現在、国内で流通するメンマのうち、国産はわずか1%未満。四日市市内の放置竹林で採取された若竹(大きくなりすぎた竹の子)から作られた国産メンマ(竹彩)が、11月26日(水)から12月2日(火)まで、近鉄百貨店四日市店のプラグスマーケットで販売される。取り組んでいるのは、里山の整備や環境活動を行う一般社団法人「ネクストステップ研究会」だ。

放置竹林は獣害や斜面崩壊の原因に
日本では古くから竹を生活用品や建材に利用してきたが、近年はプラスチックや金属に置き換わり、竹の需要は減少。繁殖力の強い竹は放置されると増えすぎて、他の植物とのバランスを崩す。密集した竹林は昼間でも暗く、人の目が届きにくいため、イノシシやシカが棲みつき獣害の原因になる。竹の地下茎が広がりすぎると斜面の安定性を損ない、斜面崩壊の原因にもなる。

輸入メンマに頼らざる得ない現状
スーパーなどで販売されているメンマの99%は中国や台湾などの海外産メンマ。竹の伐採や加工には手間がかかり、輸入品に比べてコストも高いため、ラーメン店などでは安定供給を求めて海外産に頼らざるを得ないのが現状だ。
ネクストステップ研究会は、2012年から四日市市内で里山整備を続けてきた。2021年には四日市メリノール学院の敷地内にある竹林の整備を依頼され、隣接する竹林にも活動を広げた。伐採した竹を有効活用し、活動資金にもつなげようと、メンマの製造・販売を検討。「純国産メンマプロジェクト」からノウハウを学び、商品化にこぎつけた。この活動を通じて、約600kg(約90本)の竹を活用したという。
四日市で作られた醤油とごま油で味付け

調理施設を持たない同法人は、川越町の佃煮製造業者・荒木國一商店に協力を依頼。採取した竹をカットして運び、塩漬けにした後、伊勢蔵のたまり醤油で味付けした「旨めんま」と、九鬼産業のごま油を使ったピリ辛の「肴めんま」が完成した。
昨年、北勢卸売市場(四日市市河原田町)の「いちばの朝市」で試食してもらった際には「美味しい」と大好評を得たという。今年も12月7日(日)午前7時から開かれる「いちばの朝市」で販売する。
土壌改良に活用できる竹炭づくりも
ネクストステップ研究会では、伐採した竹から竹炭も製造している。炭はモバイル炭火器で焼かれ、煙の排出を抑えながら作る。竹は成長過程で光合成によりCO₂を吸収。その竹を炭化して土壌に埋めれば、吸収した炭素を「大気に戻さず固定」できる。竹炭は多孔質構造で水分と空気を整え、微生物を育み土壌を健やかに保つ役割もある。9月には竹炭作りの体験会を開き、同学院高校の生徒が地球温暖化対策の理解を深めた。

竹を活用し資源に変える
四日市市内には、まだ活用されていない竹資源が豊富にある。竹は様々な使い方がある。竹チップを遊歩道に敷き整備したり、コンクリートの鉄筋の代わりに竹を使い、U字溝で使用した試みもある。自然資源を活用した新たな建設手法として注目されている。こうした取り組みは放置竹林の資源化につながる。竹は鉄よりも製造時のCO₂排出が少なく環境負荷が低い。地域の厄介者を資源に変える建材になりうる。

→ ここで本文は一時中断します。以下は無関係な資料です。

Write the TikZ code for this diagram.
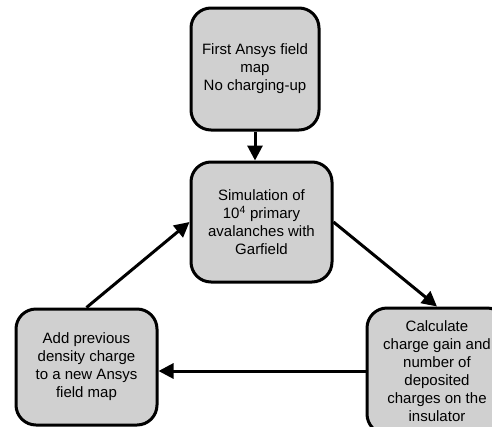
\documentclass[tikz,border=0pt]{standalone}
\usepackage{fontspec}
\setmainfont{Liberation Sans}
\usetikzlibrary{arrows.meta}
\definecolor{boxfill}{RGB}{208,208,208}
\begin{document}
\begin{tikzpicture}[x=1pt,y=-1pt,
  box/.style={draw=black, line width=3pt, fill=boxfill, rounded corners=20pt,
    align=center, font=\fontsize{15}{18}\selectfont, inner sep=0pt},
  conn/.style={line width=3pt, -{Triangle[length=15pt,width=15pt]}}]
\useasboundingbox (0,0) rectangle (492,426);
\node[box, minimum width=128pt, minimum height=122pt] (top) at (255,69)
  {First Ansys field\\map\\No charging-up};
\node[box, minimum width=141pt, minimum height=120pt] (mid) at (261.5,222)
  {Simulation of\\10\textsuperscript{4} primary\\avalanches with\\Garfield};
\node[box, minimum width=141pt, minimum height=116pt] (left) at (86.5,367)
  {Add previous\\density charge\\to a new Ansys\\field map};
\node[box, minimum width=140pt, minimum height=126pt] (right) at (437,371)
  {Calculate\\charge gain and\\number of\\deposited\\charges on the\\insulator};
\draw[conn] (top.south) -- (top.south |- mid.north);
\draw[conn] (mid.east) -- (right.north);
\draw[conn] (right.west) -- (right.west -| left.east);
\draw[conn] (left.north) -- (mid.west);
\end{tikzpicture}
\end{document}
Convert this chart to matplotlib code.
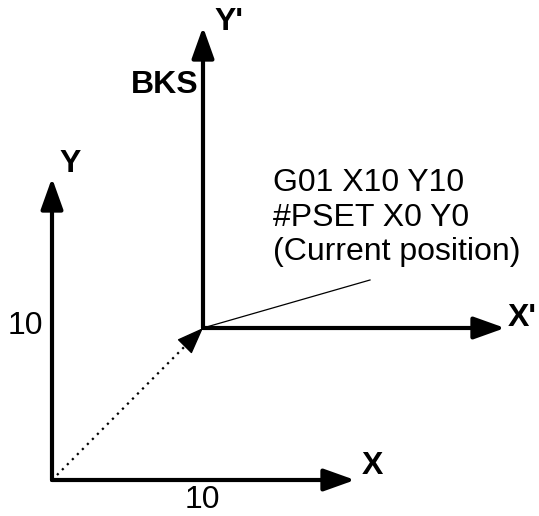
import matplotlib.pyplot as plt

plt.rcParams['font.family'] = ['Liberation Sans', 'DejaVu Sans']

# -----------------------------
# diagram geometry (pixel coordinates, y grows downward)
# -----------------------------
W, H = 539, 516

origin = (52, 480)          # machine origin
x_tip = (355, 480)
y_tip = (52, 178)

origin2 = (203, 328)        # shifted origin (#PSET)
x2_tip = (505, 328)
y2_tip = (203, 27)

dot_start = (57, 475)
leader_end = (370, 280)

# labels: (text, x, y, bold)
labels = [
    ("X", 372, 466, True),
    ("Y", 70, 164, True),
    ("X'", 522, 318, True),
    ("Y'", 229, 22, True),
    ("BKS", 165, 85, True),
    ("10", 25, 326, False),
    ("10", 202, 500, False),
]
note_lines = ["G01 X10 Y10", "#PSET X0 Y0", "(Current position)"]
note_pos = (273, 168)

fig = plt.figure(figsize=(W / 100, H / 100), dpi=100)
ax = fig.add_axes([0, 0, 1, 1])
ax.set_xlim(0, W)
ax.set_ylim(H, 0)
ax.axis("off")

head = dict(arrowstyle="-|>,head_length=19,head_width=6.8", mutation_scale=1,
            color="black", lw=3, shrinkA=0, shrinkB=0)

# main and shifted axes
for start, tip in [(origin, x_tip), (origin, y_tip), (origin2, x2_tip), (origin2, y2_tip)]:
    ax.annotate("", xy=tip, xytext=start, arrowprops=head)

# dotted shift vector, head drawn separately so the line stays dotted
ax.plot([dot_start[0], origin2[0]], [dot_start[1], origin2[1]], color="black",
        lw=1.6, ls=(0, (1, 2.2)))
head_from = (origin2[0] - 0.12 * (origin2[0] - dot_start[0]),
             origin2[1] - 0.12 * (origin2[1] - dot_start[1]))
ax.annotate("", xy=origin2, xytext=head_from,
            arrowprops=dict(arrowstyle="-|>,head_length=17,head_width=6.5",
                            mutation_scale=1, color="black", lw=1,
                            shrinkA=0, shrinkB=0))

# leader line to note
ax.plot([origin2[0], leader_end[0]], [origin2[1], leader_end[1]], color="black", lw=0.9)

for text, x, y, bold in labels:
    ax.text(x, y, text, fontsize=23, ha="center", va="center",
            fontweight="bold" if bold else "normal")

ax.text(note_pos[0], note_pos[1], "\n".join(note_lines), fontsize=23,
        ha="left", va="top", linespacing=1.2)

fig.savefig("out.png", dpi=100)
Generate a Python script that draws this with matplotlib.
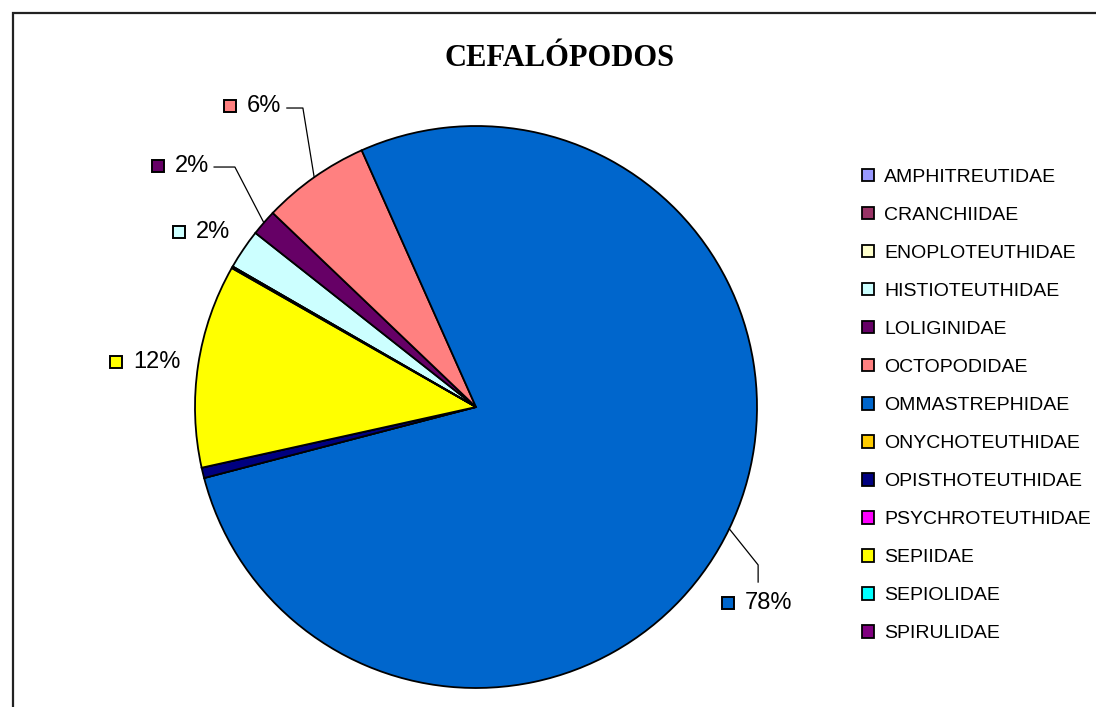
import matplotlib
matplotlib.use("Agg")
import matplotlib.pyplot as plt
from matplotlib.patches import Rectangle
import numpy as np

# Cephalopod families and their share of the catch (%)
families = [
    "AMPHITREUTIDAE", "CRANCHIIDAE", "ENOPLOTEUTHIDAE", "HISTIOTEUTHIDAE",
    "LOLIGINIDAE", "OCTOPODIDAE", "OMMASTREPHIDAE", "ONYCHOTEUTHIDAE",
    "OPISTHOTEUTHIDAE", "PSYCHROTEUTHIDAE", "SEPIIDAE", "SEPIOLIDAE",
    "SPIRULIDAE",
]
shares = [0.0, 0.0, 0.0, 2.3, 1.5, 6.2, 77.6, 0.0, 0.6, 0.0, 11.7, 0.1, 0.0]
colors = [
    "#9999FF", "#993366", "#FFFFCC", "#CCFFFF", "#660066", "#FF8080",
    "#0066CC", "#FFCC00", "#000080", "#FF00FF", "#FFFF00", "#00FFFF",
    "#800080",
]
# Families whose percentage is printed next to the pie
labelled = ["OMMASTREPHIDAE", "SEPIIDAE", "HISTIOTEUTHIDAE", "LOLIGINIDAE", "OCTOPODIDAE"]
label_text = {"OMMASTREPHIDAE": "78%", "SEPIIDAE": "12%", "HISTIOTEUTHIDAE": "2%",
              "LOLIGINIDAE": "2%", "OCTOPODIDAE": "6%"}

W, H = 1096, 707
fig = plt.figure(figsize=(W / 100, H / 100), dpi=100)
fig.patch.set_facecolor("white")

# chart frame
fig.patches.append(Rectangle((13 / W, -0.01), 1.1, 1 - 13 / H + 0.01,
                             transform=fig.transFigure, fill=False,
                             edgecolor="#222222", linewidth=1.6))

cx, cy, r = 476, 407, 281
ax = fig.add_axes([(cx - r) / W, (H - cy - r) / H, 2 * r / W, 2 * r / H])
wedges, _ = ax.pie(shares, colors=colors, startangle=150, counterclock=False,
                   wedgeprops=dict(edgecolor="black", linewidth=1.3))
ax.set_xlim(-1, 1)
ax.set_ylim(-1, 1)
ax.set_aspect("auto")
ax.axis("off")

# label anchors (square marker position) and leader-line elbows
label_pos = {
    "OMMASTREPHIDAE": (0.897, -0.698),
    "SEPIIDAE": (-1.281, 0.160),
    "HISTIOTEUTHIDAE": (-1.057, 0.623),
    "LOLIGINIDAE": (-1.132, 0.858),
    "OCTOPODIDAE": (-0.875, 1.071),
}
leaders = {
    "OMMASTREPHIDAE": [(1.004, -0.623), (1.004, -0.562)],
    "LOLIGINIDAE": [(-0.932, 0.854), (-0.858, 0.854)],
    "OCTOPODIDAE": [(-0.673, 1.064), (-0.616, 1.064)],
}

for name in labelled:
    i = families.index(name)
    w = wedges[i]
    mid = np.deg2rad((w.theta1 + w.theta2) / 2)
    edge = (np.cos(mid), np.sin(mid))
    if name in leaders:
        pts = leaders[name] + [edge]
        ax.plot([p[0] for p in pts], [p[1] for p in pts], color="black",
                linewidth=0.9, clip_on=False)
    x, y = label_pos[name]
    ax.plot([x], [y], marker="s", markersize=8.5, markerfacecolor=colors[i],
            markeredgecolor="black", markeredgewidth=1.4, clip_on=False)
    ax.text(x + 0.06, y, label_text[name], fontsize=17, family="Liberation Sans",
            va="center", ha="left", clip_on=False)

fig.text(560 / W, 1 - 66 / H, "CEFALÓPODOS", family="Liberation Serif",
         fontweight="bold", fontsize=22, ha="center", va="baseline")

leg = fig.legend(wedges, families, loc="upper left",
                 bbox_to_anchor=(862 / W, 1 - 169 / H), frameon=False,
                 prop=dict(family="Liberation Sans", size=14),
                 handlelength=0.6, handleheight=0.6, handletextpad=0.55,
                 labelspacing=1.08, borderpad=0, borderaxespad=0)
for h in leg.legend_handles:
    h.set_edgecolor("black")
    h.set_linewidth(1.3)

fig.savefig("out.png", dpi=100, facecolor="white")
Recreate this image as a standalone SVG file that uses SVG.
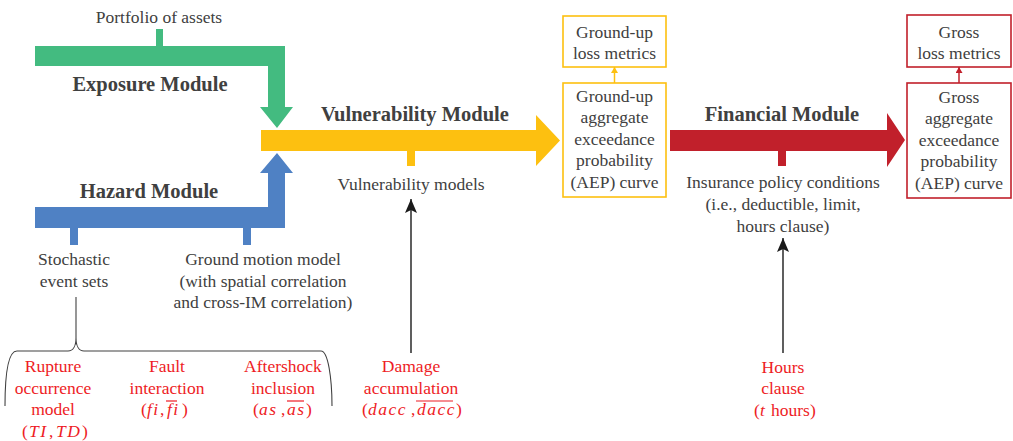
<svg xmlns="http://www.w3.org/2000/svg" width="1013" height="441" viewBox="0 0 1013 441">
<defs>
<style>
.t{font-family:"Liberation Serif","Times New Roman",serif;font-size:17.5px;fill:#404040;text-anchor:middle}
.b{font-family:"Liberation Serif","Times New Roman",serif;font-size:20.5px;font-weight:bold;fill:#404040;text-anchor:middle}
.r{font-family:"Liberation Serif","Times New Roman",serif;font-size:17.5px;fill:#EE1C25;text-anchor:middle}
.rs{font-family:"Liberation Serif","Times New Roman",serif;font-size:17.5px;fill:#EE1C25;text-anchor:start}
.i{font-style:italic;letter-spacing:1.5px}
.ol{stroke:#EE1C25;stroke-width:1.2}
.bl{stroke:#1a1a1a;stroke-width:1.4;fill:none}
.br{stroke:#404040;stroke-width:1.1;fill:none}
</style>
<marker id="ah" markerUnits="userSpaceOnUse" markerWidth="14" markerHeight="16" refX="14" refY="6" orient="auto">
<path d="M0,0 L14,6 L0,12 L3,6 Z" fill="#1a1a1a"/>
</marker>
<marker id="ay" markerUnits="userSpaceOnUse" markerWidth="8" markerHeight="8" refX="6" refY="3.5" orient="auto">
<path d="M0,0 L6,3.5 L0,7 Z" fill="#FDC010"/>
</marker>
<marker id="ar" markerUnits="userSpaceOnUse" markerWidth="8" markerHeight="8" refX="6" refY="3.5" orient="auto">
<path d="M0,0 L6,3.5 L0,7 Z" fill="#C1202B"/>
</marker>
</defs>
<rect width="1013" height="441" fill="#ffffff"/>

<g id="exposure">
<rect x="156" y="29" width="7" height="18" fill="#43BB80"/>
<path d="M35,46 L285,46 L285,107 L293,107 L277,128 L260,107 L268,107 L268,66 L35,66 Z" fill="#43BB80"/>
<text class="t" x="159" y="23">Portfolio of assets</text>
<text class="b" x="150" y="91">Exposure Module</text>
</g>

<g id="hazard">
<path d="M35,207 L268,207 L268,173 L260,173 L277,153 L293,173 L285,173 L285,228 L35,228 Z" fill="#4F81C4"/>
<rect x="70" y="227" width="8" height="18" fill="#4F81C4"/>
<rect x="243" y="227" width="8" height="18" fill="#4F81C4"/>
<text class="b" x="149" y="198">Hazard Module</text>
<text class="t" x="74" y="265">Stochastic</text>
<text class="t" x="74" y="287">event sets</text>
<text class="t" x="263" y="265">Ground motion model</text>
<text class="t" x="263" y="287">(with spatial correlation</text>
<text class="t" x="263" y="308">and cross-IM correlation)</text>
</g>

<g id="vulnerability">
<path d="M261,130 L536,130 L536,115 L560,140.5 L536,166 L536,151 L261,151 Z" fill="#FDC010"/>
<rect x="407" y="150" width="8" height="16" fill="#FDC010"/>
<text class="b" x="415" y="121">Vulnerability Module</text>
<text class="t" x="411" y="190">Vulnerability models</text>
</g>

<g id="groundup-aep">
<rect x="563" y="83" width="103" height="114" fill="#fff" stroke="#FDC010" stroke-width="1.6"/>
<text class="t" x="614.5" y="101.5">Ground-up</text>
<text class="t" x="614.5" y="123">aggregate</text>
<text class="t" x="614.5" y="144.5">exceedance</text>
<text class="t" x="614.5" y="166">probability</text>
<text class="t" x="614.5" y="187.5">(AEP) curve</text>
</g>

<g id="groundup-metrics">
<rect x="563" y="16" width="103" height="51" fill="#fff" stroke="#FDC010" stroke-width="1.6"/>
<text class="t" x="614.5" y="38">Ground-up</text>
<text class="t" x="614.5" y="59">loss metrics</text>
</g>

<g id="financial">
<path d="M670,130 L887,130 L887,113 L905,140 L887,167 L887,151 L670,151 Z" fill="#C1202B"/>
<rect x="778" y="150" width="8" height="16" fill="#C1202B"/>
<text class="b" x="782" y="121">Financial Module</text>
<text class="t" x="783" y="188">Insurance policy conditions</text>
<text class="t" x="783" y="210">(i.e., deductible, limit,</text>
<text class="t" x="783" y="231.5">hours clause)</text>
</g>

<g id="gross-aep">
<rect x="907" y="83" width="104" height="115" fill="#fff" stroke="#C1202B" stroke-width="1.6"/>
<text class="t" x="959" y="102.5">Gross</text>
<text class="t" x="959" y="124">aggregate</text>
<text class="t" x="959" y="145.5">exceedance</text>
<text class="t" x="959" y="167">probability</text>
<text class="t" x="959" y="188.5">(AEP) curve</text>
</g>

<g id="gross-metrics">
<rect x="907" y="15" width="104" height="52" fill="#fff" stroke="#C1202B" stroke-width="1.6"/>
<text class="t" x="959" y="37.5">Gross</text>
<text class="t" x="959" y="58.5">loss metrics</text>
</g>

<g id="rupture">
<text class="r" x="53" y="372">Rupture</text>
<text class="r" x="53" y="394">occurrence</text>
<text class="r" x="53" y="415">model</text>
<text class="rs" y="437"><tspan x="22">(</tspan><tspan x="29" class="i">TI</tspan><tspan x="49">,</tspan><tspan x="56" class="i">TD</tspan><tspan x="82">)</tspan></text>
</g>

<g id="fault">
<text class="r" x="167" y="372">Fault</text>
<text class="r" x="167" y="394">interaction</text>
<text class="rs" y="415"><tspan x="141">(</tspan><tspan x="147" class="i">fi</tspan><tspan x="160">,</tspan><tspan x="167" class="i">fi</tspan><tspan x="182">)</tspan></text>
<line class="ol" x1="166" y1="401" x2="177" y2="401"/>
</g>

<g id="aftershock">
<text class="r" x="283" y="372">Aftershock</text>
<text class="r" x="283" y="394">inclusion</text>
<text class="rs" y="415"><tspan x="253">(</tspan><tspan x="259" class="i">as</tspan><tspan x="281">,</tspan><tspan x="287" class="i">as</tspan><tspan x="306">)</tspan></text>
<line class="ol" x1="287" y1="401" x2="304" y2="401"/>
</g>

<g id="damage">
<text class="r" x="411" y="372">Damage</text>
<text class="r" x="411" y="394">accumulation</text>
<text class="rs" y="415"><tspan x="362">(</tspan><tspan x="368" class="i">dacc</tspan><tspan x="411">,</tspan><tspan x="417" class="i">dacc</tspan><tspan x="456">)</tspan></text>
<line class="ol" x1="416" y1="401" x2="453" y2="401"/>
</g>

<g id="hours">
<text class="r" x="783" y="373">Hours</text>
<text class="r" x="783" y="394">clause</text>
<text class="rs" y="415.5"><tspan x="754">(</tspan><tspan x="760" class="i">t</tspan><tspan x="771">hours)</tspan></text>
</g>

<g id="connectors">
<path class="br" d="M76,297 L76,338"/>
<path class="br" d="M5,406 C5,378 7,351 17,351 L68,351 C73,351 76,346 76,338 C76,346 79,351 84,351 L321,351 C328,351 332,378 332,406"/>
<path class="bl" d="M411,353 L411,199" marker-end="url(#ah)"/>
<path class="bl" d="M783,353 L783,238" marker-end="url(#ah)"/>
<path d="M614.5,83 L614.5,67" stroke="#FDC010" stroke-width="1.5" marker-end="url(#ay)"/>
<path d="M959,83 L959,67" stroke="#C1202B" stroke-width="1.5" marker-end="url(#ar)"/>
</g>
</svg>
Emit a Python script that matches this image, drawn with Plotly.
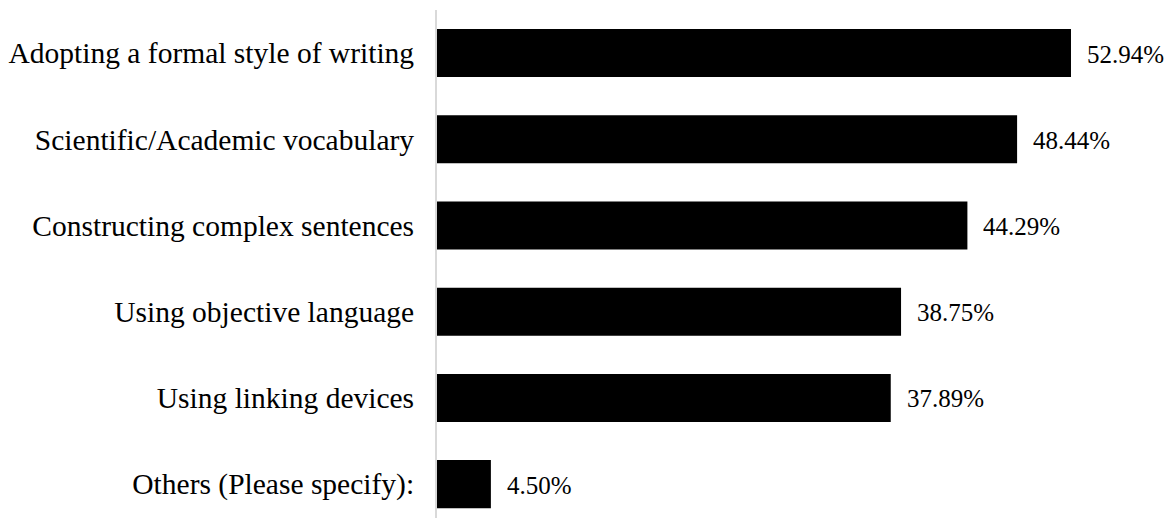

代表理事の寺田卓二さんは「建築資材の企業が竹を建材にしたり、農業に関する企業が土壌改良剤として竹を使うなど、社会貢献事業ではなく、収益を生む事業として竹を活用してもらえたら」と期待を込める。竹林整備には時間や体力、資金も必要となる。「メンマを買ってもらうことや、竹炭を利用することが、竹林整備や循環型社会づくりににつながる」と呼び掛ける。四日市の竹林は、地域の希望と持続可能な暮らしを結び直す力を秘めている。